Other taxes levied include: stamp duties (0.5%) on the issue of shares, also chargeable on the transfer of land/real estate and other property and the registration of certain legal documents; registration fees; municipal rates on the occupation of real property; Customs and excise duties; tax on airport departures; special taxes on beer and cigarettes; tax on casino revenues; and various other taxes on petroleum products. Mineral royalties range between 3% and 6% of all company revenues earned. In addition there is a 6% communication services tax applied to all communications-related transactions.

Income Splitting

Where a person attempts to split income with another person, the commissioner of the GRA may adjust the chargeable income of both persons to prevent a reduction in tax payable as a result of the splitting of income. A person is treated as having attempted to split income where that person transfers income, directly or indirectly, to an associate, or that person transfers property, including money, directly or indirectly, to an associate with the result that the associate receives or enjoys the income from that property, and the reason or one of the reasons for the transfer is to lower the tax payable on the income of that person and the associate.

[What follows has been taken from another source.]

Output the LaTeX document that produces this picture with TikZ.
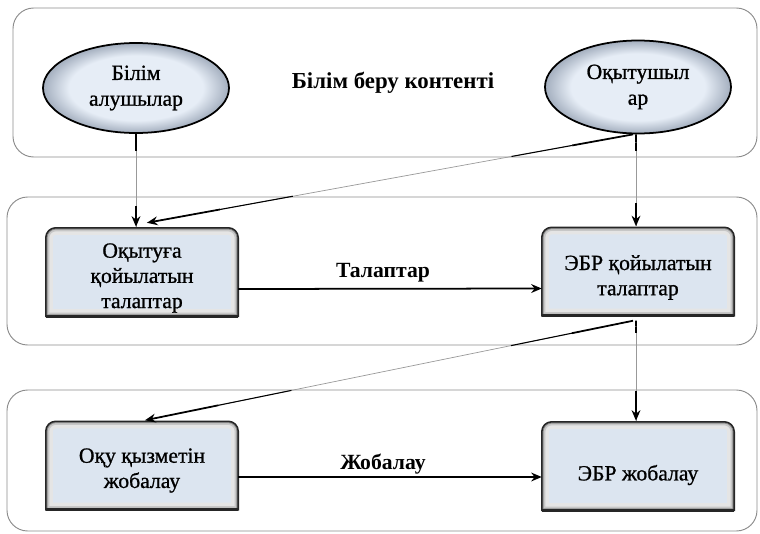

In determining whether a person is seeking to split income, the commissioner shall consider the value given by the associate for the transfer. A transfer of income or property indirectly from a person to an associate of that person includes a transfer made through the interposition of other entities.

Transfer Pricing

Transfer pricing regulations provide guidance on the determination of an arm’s length price and set out transfer pricing documentation requirements. The regulations require taxpayers to demonstrate that all related-party transactions are carried out at arm’s length. Transactions among related parties must be consistent with those which would have been entered by independent or unrelated entities under similar circumstances.

Thin Capitalisation

There are thin capitalisation provisions that impose restrictions on the tax deductibility of interest charges applicable to related party loans. The rules restrict the deductibility of interest and foreign exchange losses on foreign parent (and related party) debt to a debt-to-equity ratio of 2:1. Interest charges (and foreign exchange losses) on the excess of the threshold 2:1 ratio relating to the non-resident-related party loan will not be allowed as tax deductible by the Ghana company.

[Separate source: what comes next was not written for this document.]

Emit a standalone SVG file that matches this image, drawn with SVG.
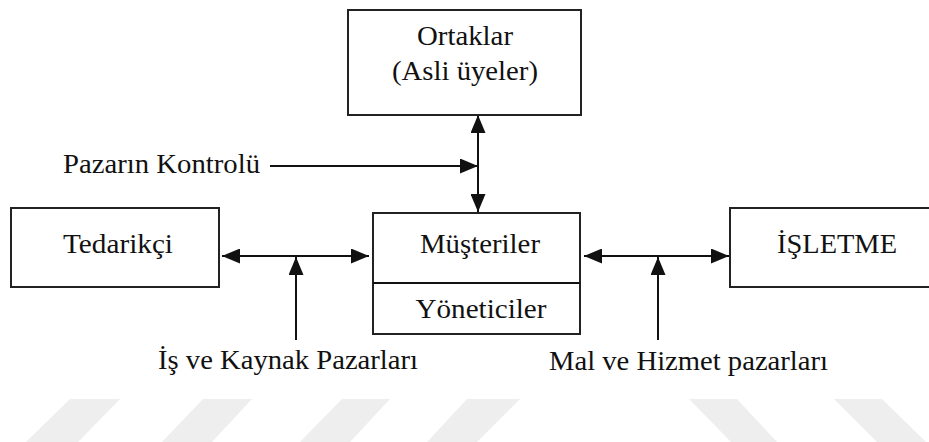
<svg xmlns="http://www.w3.org/2000/svg" width="929" height="442" viewBox="0 0 929 442">
<style>
.box{fill:#fff;stroke:#222;stroke-width:2}
.ln{stroke:#111;stroke-width:2;fill:none}
.t{font-family:"Liberation Serif","Times New Roman",serif;font-size:28px;fill:#111;text-anchor:middle}
.tl{font-family:"Liberation Serif","Times New Roman",serif;font-size:28px;fill:#111}
.wm{fill:#eeeeee}
</style>
<defs>
<marker id="ah" markerUnits="userSpaceOnUse" markerWidth="18" markerHeight="15" refX="18" refY="7.5" orient="auto-start-reverse" viewBox="0 0 18 15">
<path d="M0,0 L18,7.5 L0,15 z" fill="#111"/>
</marker>
</defs>
<rect width="929" height="442" fill="#fff"/>
<g id="watermark">
<polygon class="wm" points="70,399 120,399 78,442 26,442"/>
<polygon class="wm" points="203,399 252,399 212,442 162,442"/>
<polygon class="wm" points="342,399 390,399 350,442 300,442"/>
<polygon class="wm" points="467,399 520,399 477,442 427,442"/>
<polygon class="wm" points="689,399 737,399 777,442 731,442"/>
<polygon class="wm" points="834,399 882,399 926,442 877,442"/>
</g>
<g id="connectors">
<line class="ln" x1="478" y1="115" x2="478" y2="212" marker-start="url(#ah)" marker-end="url(#ah)"/>
<line class="ln" x1="270" y1="166" x2="478" y2="166" marker-end="url(#ah)"/>
<line class="ln" x1="222" y1="256" x2="369" y2="256" marker-start="url(#ah)" marker-end="url(#ah)"/>
<line class="ln" x1="296" y1="340" x2="296" y2="257" marker-end="url(#ah)"/>
<line class="ln" x1="584" y1="256" x2="729" y2="256" marker-start="url(#ah)" marker-end="url(#ah)"/>
<line class="ln" x1="658" y1="340" x2="658" y2="257" marker-end="url(#ah)"/>
</g>
<g id="ortaklar">
<rect class="box" x="348" y="10" width="233" height="105"/>
<text class="t" x="465" y="45" textLength="96" lengthAdjust="spacingAndGlyphs">Ortaklar</text>
<text class="t" x="465" y="80" textLength="146" lengthAdjust="spacingAndGlyphs">(Asli üyeler)</text>
</g>
<g id="tedarikci">
<rect class="box" x="11" y="208" width="208" height="79"/>
<text class="t" x="118" y="253" textLength="110" lengthAdjust="spacingAndGlyphs">Tedarikçi</text>
</g>
<g id="musteriler">
<rect class="box" x="373" y="213" width="207" height="121"/>
<line class="ln" x1="373" y1="283" x2="580" y2="283"/>
<text class="t" x="480" y="253" textLength="120" lengthAdjust="spacingAndGlyphs">Müşteriler</text>
<text class="t" x="481" y="318" textLength="131" lengthAdjust="spacingAndGlyphs">Yöneticiler</text>
</g>
<g id="isletme">
<rect class="box" x="730" y="208" width="205" height="79"/>
<text class="t" x="837" y="253" textLength="120" lengthAdjust="spacingAndGlyphs">İŞLETME</text>
</g>
<g id="labels">
<text class="tl" x="63" y="173" textLength="197" lengthAdjust="spacingAndGlyphs">Pazarın Kontrolü</text>
<text class="tl" x="158" y="369" textLength="260" lengthAdjust="spacingAndGlyphs">İş ve Kaynak Pazarları</text>
<text class="tl" x="549" y="370" textLength="279" lengthAdjust="spacingAndGlyphs">Mal ve Hizmet pazarları</text>
</g>
</svg>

Thin capitalisation restrictions apply where the resident entity is controlled by a non-resident entity or by a resident entity for whom interest income or any foreign exchange gain will be exempt.

Tax Incentives

There are several tax incentives provided for in Act 592, as amended, and other laws that aim to attract investment which would support the development of certain sectors of the economy or certain parts of the country. These incentives include reduced rate of taxes, exemption from the payment of duties and other taxes for specified periods, and carry-over of losses, among others.

Carry-Over Losses

For the purposes of ascertaining the income for a basis period from a person operating in the agro-processing, farming, information and communications technology, tourism, manufacturing or mining sectors, a loss in the previous five basis periods incurred by that person in carrying out business activity shall be deducted for a period of five years. Losses incurred by a qualifying venture capital financing firm from the disposal of share invested in a venture capital subsidiary company shall be carried forward for a period of five years after the date of disposal.